• GIVEN DATA

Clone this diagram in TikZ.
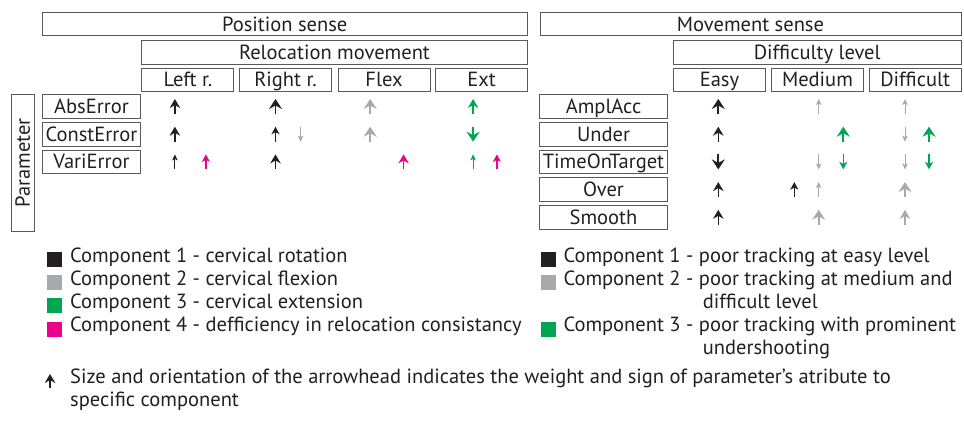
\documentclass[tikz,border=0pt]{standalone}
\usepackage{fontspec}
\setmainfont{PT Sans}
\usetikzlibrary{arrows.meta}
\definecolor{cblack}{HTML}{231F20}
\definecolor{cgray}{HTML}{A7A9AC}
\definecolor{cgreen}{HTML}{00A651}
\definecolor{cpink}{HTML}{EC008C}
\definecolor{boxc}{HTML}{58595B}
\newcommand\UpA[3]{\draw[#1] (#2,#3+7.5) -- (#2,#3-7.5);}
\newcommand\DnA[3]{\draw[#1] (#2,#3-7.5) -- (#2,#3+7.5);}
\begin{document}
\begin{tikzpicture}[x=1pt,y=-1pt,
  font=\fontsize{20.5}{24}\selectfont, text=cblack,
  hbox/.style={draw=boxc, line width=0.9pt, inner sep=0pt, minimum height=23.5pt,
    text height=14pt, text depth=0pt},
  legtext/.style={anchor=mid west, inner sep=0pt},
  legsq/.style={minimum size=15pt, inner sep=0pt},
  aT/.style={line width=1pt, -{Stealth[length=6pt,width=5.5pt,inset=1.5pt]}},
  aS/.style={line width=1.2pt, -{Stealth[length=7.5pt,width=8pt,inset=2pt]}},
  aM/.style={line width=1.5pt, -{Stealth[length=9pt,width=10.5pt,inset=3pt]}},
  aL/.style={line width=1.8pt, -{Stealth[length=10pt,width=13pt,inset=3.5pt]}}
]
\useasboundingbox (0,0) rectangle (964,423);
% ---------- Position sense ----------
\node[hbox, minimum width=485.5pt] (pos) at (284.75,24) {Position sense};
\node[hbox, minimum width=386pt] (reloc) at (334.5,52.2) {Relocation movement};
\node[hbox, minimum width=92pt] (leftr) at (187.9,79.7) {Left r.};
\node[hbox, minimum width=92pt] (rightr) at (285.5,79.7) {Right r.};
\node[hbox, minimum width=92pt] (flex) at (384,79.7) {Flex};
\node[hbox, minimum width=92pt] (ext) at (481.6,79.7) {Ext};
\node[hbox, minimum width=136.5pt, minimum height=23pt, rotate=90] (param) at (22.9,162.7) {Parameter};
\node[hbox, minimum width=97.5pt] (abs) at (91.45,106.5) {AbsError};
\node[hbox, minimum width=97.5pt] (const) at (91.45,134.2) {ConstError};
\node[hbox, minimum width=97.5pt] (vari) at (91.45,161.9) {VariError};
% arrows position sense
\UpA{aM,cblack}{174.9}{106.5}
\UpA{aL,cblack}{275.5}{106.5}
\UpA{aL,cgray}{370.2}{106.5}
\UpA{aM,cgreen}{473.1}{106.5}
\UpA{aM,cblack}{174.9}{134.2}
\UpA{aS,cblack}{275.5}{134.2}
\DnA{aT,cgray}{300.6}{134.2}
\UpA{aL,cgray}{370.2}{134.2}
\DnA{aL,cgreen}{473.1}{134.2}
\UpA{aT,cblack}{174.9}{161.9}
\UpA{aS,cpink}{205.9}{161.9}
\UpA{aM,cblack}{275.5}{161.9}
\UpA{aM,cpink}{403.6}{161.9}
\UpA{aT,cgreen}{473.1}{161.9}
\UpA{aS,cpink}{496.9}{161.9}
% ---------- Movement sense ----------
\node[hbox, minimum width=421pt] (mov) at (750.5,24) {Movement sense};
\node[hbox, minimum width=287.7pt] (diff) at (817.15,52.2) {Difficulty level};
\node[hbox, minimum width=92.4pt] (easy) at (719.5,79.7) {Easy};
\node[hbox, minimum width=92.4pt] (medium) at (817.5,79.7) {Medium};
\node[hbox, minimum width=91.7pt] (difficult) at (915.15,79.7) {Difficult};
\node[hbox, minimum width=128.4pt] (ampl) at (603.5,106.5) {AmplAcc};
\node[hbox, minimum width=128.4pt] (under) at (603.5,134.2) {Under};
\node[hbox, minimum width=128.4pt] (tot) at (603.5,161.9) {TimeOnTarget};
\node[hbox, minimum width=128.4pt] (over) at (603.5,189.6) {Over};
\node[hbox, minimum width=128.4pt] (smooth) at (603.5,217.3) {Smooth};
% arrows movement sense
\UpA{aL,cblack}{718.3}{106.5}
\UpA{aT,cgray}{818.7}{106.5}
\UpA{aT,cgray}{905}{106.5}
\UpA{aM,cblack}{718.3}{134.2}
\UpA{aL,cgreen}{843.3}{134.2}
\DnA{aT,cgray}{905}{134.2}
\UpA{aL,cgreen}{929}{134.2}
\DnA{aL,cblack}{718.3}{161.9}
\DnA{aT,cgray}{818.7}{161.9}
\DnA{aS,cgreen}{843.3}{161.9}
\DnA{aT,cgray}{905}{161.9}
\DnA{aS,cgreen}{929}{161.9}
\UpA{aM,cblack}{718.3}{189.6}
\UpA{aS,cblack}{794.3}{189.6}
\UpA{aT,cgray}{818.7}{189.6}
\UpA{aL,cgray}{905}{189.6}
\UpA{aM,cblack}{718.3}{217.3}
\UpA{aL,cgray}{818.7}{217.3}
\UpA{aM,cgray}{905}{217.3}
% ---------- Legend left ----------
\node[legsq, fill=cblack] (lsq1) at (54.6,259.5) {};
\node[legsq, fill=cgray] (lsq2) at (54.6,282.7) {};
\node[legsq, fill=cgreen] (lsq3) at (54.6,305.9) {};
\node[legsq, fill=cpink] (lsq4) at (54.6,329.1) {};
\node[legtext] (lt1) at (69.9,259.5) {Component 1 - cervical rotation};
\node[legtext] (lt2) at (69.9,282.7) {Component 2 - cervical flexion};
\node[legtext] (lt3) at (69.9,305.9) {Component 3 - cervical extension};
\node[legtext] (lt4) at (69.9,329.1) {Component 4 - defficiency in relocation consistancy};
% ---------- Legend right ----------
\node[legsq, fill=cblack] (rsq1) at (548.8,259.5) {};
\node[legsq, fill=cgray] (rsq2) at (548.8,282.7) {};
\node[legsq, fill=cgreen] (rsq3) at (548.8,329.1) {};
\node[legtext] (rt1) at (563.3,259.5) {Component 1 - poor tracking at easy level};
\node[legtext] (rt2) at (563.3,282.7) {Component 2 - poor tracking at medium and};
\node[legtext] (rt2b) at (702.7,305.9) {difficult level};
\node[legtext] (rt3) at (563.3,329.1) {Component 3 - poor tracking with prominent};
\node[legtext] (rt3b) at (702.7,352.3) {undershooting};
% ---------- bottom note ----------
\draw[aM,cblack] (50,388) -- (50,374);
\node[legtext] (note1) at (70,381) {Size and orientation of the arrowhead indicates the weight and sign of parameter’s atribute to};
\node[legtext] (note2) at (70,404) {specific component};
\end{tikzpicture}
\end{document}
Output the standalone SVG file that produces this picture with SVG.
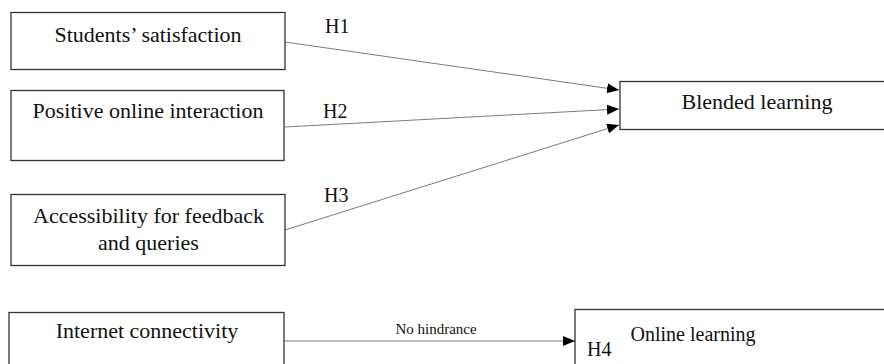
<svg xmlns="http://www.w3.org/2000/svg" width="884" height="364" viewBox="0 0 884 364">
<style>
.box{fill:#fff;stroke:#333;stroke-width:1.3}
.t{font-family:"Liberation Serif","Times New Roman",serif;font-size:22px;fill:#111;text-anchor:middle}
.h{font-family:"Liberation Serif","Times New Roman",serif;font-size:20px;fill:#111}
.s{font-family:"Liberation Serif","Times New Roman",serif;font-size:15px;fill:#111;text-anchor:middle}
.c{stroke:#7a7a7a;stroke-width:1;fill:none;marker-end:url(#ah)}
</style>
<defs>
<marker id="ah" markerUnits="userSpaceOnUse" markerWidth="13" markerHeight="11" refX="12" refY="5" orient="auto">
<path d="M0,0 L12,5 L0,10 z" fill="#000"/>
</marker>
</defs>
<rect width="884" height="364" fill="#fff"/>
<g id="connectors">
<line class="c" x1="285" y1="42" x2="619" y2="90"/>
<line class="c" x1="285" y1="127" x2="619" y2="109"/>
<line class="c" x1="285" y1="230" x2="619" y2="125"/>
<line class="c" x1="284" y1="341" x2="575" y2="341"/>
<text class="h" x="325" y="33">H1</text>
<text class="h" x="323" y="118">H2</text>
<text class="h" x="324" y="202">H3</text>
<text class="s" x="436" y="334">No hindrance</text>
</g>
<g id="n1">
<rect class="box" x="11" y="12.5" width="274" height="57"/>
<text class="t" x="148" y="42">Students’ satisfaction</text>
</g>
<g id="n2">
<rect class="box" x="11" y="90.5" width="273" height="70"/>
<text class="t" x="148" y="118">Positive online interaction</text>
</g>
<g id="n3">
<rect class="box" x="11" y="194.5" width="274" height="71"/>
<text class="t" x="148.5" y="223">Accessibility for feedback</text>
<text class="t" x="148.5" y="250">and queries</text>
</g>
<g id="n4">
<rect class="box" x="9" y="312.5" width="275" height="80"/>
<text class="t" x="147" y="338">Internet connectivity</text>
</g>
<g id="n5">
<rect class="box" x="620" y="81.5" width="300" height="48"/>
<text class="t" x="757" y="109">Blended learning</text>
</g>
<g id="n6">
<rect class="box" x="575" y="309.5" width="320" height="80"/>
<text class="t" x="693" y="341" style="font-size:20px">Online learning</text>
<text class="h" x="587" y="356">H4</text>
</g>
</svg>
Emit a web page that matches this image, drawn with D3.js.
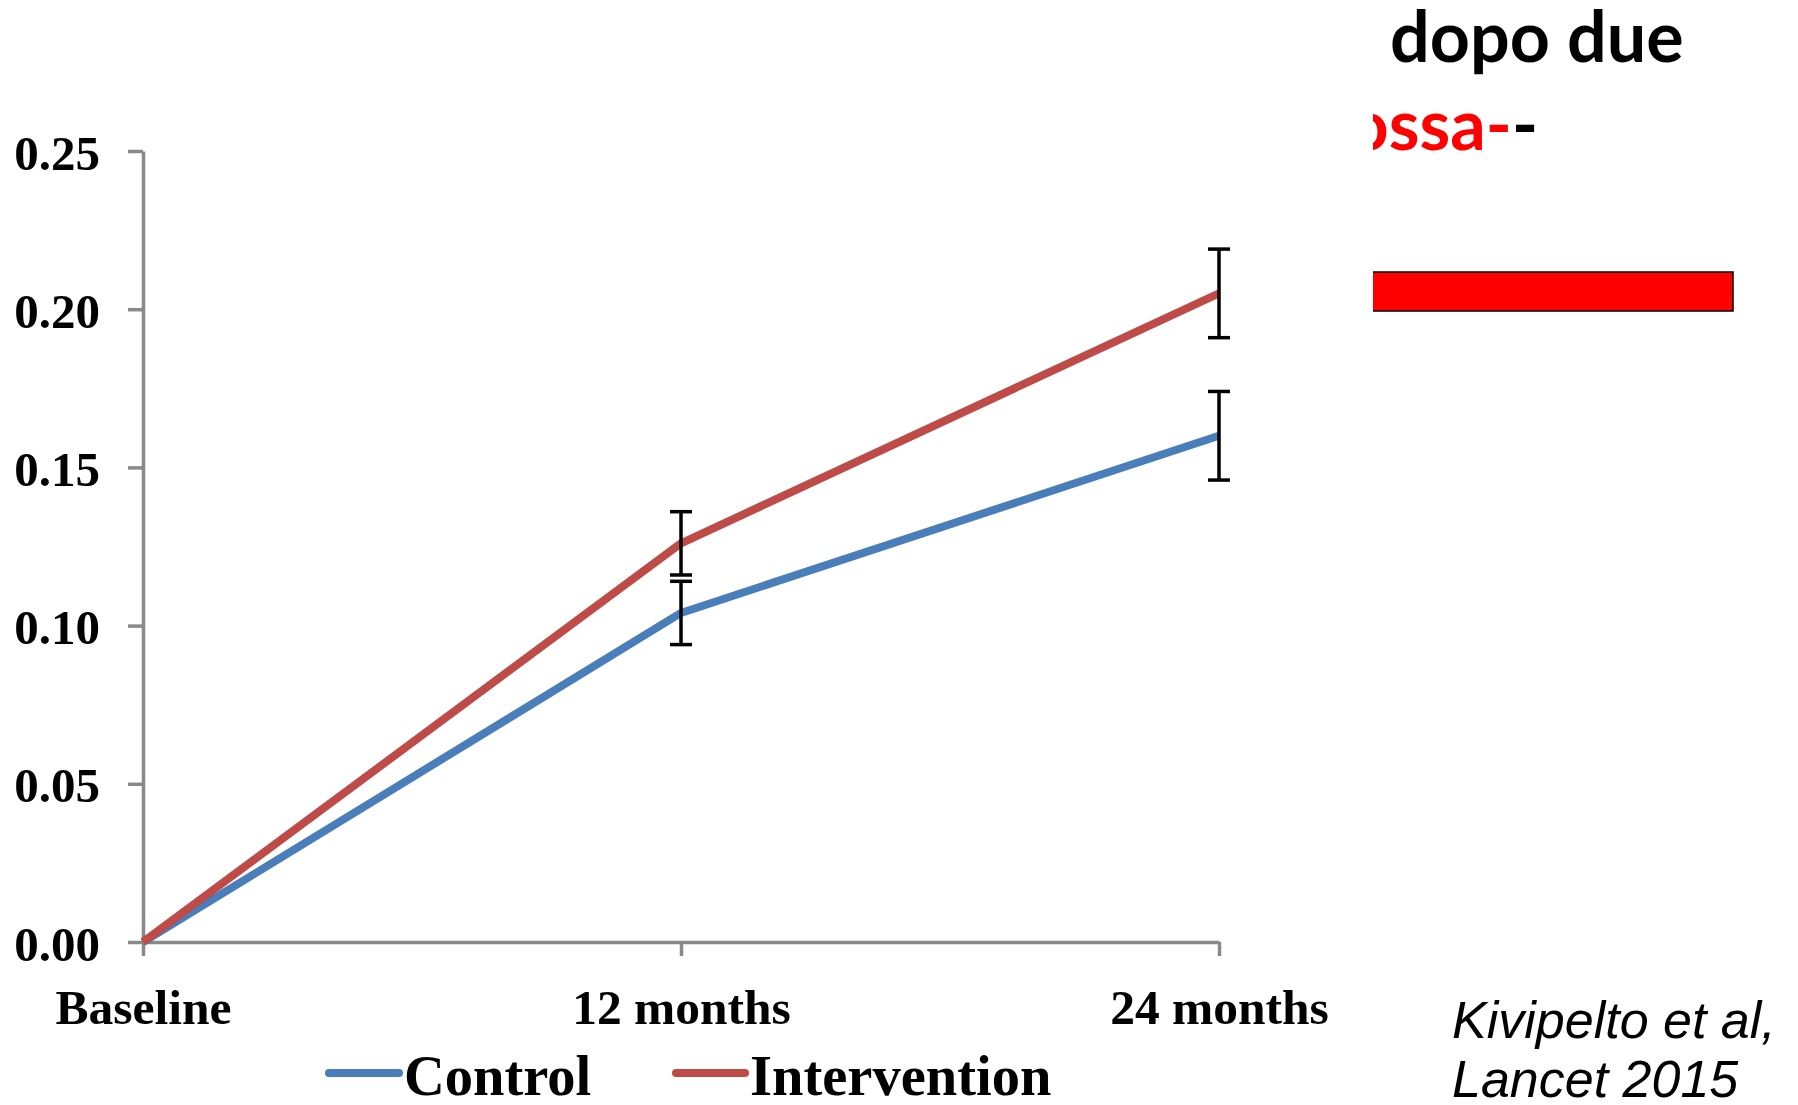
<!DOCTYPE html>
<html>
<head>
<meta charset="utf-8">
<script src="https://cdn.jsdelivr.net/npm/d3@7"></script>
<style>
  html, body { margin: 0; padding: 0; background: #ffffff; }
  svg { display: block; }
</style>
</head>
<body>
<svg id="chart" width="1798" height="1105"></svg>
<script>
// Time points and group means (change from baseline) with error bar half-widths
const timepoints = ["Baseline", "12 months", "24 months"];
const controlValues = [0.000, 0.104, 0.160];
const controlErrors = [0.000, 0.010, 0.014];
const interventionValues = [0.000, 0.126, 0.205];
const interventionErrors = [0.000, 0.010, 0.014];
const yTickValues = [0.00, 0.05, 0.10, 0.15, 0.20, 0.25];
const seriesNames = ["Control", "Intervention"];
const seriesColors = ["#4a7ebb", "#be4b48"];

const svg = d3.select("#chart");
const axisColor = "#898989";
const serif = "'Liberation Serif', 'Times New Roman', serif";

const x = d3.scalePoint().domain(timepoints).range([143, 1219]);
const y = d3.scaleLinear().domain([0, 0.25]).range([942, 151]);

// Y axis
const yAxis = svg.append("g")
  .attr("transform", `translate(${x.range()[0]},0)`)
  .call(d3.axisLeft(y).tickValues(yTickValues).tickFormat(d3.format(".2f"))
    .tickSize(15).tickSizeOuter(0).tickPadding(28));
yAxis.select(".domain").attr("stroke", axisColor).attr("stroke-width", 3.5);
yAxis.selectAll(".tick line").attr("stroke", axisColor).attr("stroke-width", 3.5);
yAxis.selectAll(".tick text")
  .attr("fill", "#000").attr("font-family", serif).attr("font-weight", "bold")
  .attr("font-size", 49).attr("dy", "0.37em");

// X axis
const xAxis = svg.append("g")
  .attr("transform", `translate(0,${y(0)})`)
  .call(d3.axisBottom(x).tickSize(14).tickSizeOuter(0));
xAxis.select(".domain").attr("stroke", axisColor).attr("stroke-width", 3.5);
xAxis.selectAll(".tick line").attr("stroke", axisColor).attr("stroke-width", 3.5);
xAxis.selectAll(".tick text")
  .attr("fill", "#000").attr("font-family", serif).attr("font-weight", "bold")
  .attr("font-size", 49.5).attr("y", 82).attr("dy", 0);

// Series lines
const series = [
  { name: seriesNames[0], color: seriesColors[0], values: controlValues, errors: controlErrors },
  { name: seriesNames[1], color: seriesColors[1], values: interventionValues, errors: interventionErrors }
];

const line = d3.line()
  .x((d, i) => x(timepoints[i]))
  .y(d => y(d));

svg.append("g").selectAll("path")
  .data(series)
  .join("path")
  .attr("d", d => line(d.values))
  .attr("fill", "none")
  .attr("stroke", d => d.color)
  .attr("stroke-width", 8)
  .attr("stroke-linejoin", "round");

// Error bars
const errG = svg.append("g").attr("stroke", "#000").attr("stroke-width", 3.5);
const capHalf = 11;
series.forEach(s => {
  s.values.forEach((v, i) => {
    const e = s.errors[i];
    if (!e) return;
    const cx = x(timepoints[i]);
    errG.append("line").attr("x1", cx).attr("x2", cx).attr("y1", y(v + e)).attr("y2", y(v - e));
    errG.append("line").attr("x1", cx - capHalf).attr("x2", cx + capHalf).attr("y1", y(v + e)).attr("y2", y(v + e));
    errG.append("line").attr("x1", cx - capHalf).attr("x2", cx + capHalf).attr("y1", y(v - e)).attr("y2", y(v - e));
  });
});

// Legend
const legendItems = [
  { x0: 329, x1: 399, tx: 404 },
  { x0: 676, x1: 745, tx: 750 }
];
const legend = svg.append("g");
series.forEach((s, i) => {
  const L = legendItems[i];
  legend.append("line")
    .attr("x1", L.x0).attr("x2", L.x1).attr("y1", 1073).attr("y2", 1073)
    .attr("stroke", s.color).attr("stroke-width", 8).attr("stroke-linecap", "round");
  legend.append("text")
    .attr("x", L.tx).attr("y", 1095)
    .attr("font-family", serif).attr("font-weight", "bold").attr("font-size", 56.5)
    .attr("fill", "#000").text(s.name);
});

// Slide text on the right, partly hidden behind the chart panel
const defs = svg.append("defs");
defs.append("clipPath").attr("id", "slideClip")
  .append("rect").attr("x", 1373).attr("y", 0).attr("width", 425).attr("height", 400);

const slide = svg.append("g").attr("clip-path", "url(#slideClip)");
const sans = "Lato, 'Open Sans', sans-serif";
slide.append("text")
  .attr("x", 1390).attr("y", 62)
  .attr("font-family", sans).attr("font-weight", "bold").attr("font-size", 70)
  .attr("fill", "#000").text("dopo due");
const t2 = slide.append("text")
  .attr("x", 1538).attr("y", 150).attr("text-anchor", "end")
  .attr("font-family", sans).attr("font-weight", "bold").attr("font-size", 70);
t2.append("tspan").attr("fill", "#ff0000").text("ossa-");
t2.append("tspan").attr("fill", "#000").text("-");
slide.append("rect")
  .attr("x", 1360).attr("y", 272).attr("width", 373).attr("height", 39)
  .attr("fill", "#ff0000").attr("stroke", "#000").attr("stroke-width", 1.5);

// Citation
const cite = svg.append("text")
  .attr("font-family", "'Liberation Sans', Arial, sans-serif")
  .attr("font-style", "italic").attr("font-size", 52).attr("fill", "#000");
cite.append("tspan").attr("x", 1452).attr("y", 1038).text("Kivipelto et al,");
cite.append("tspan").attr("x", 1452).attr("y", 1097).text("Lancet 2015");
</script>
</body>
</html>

• JOB
Using the records above, list each line that includes "with".

• RESULT BELOW
\node[legtext] (rt3) at (563.3,329.1) {Component 3 - poor tracking with prominent};
Output the standalone SVG file that produces this picture with SVG.
Emit a web page that matches this image, drawn with D3.js.
// Time points and group means (change from baseline) with error bar half-widths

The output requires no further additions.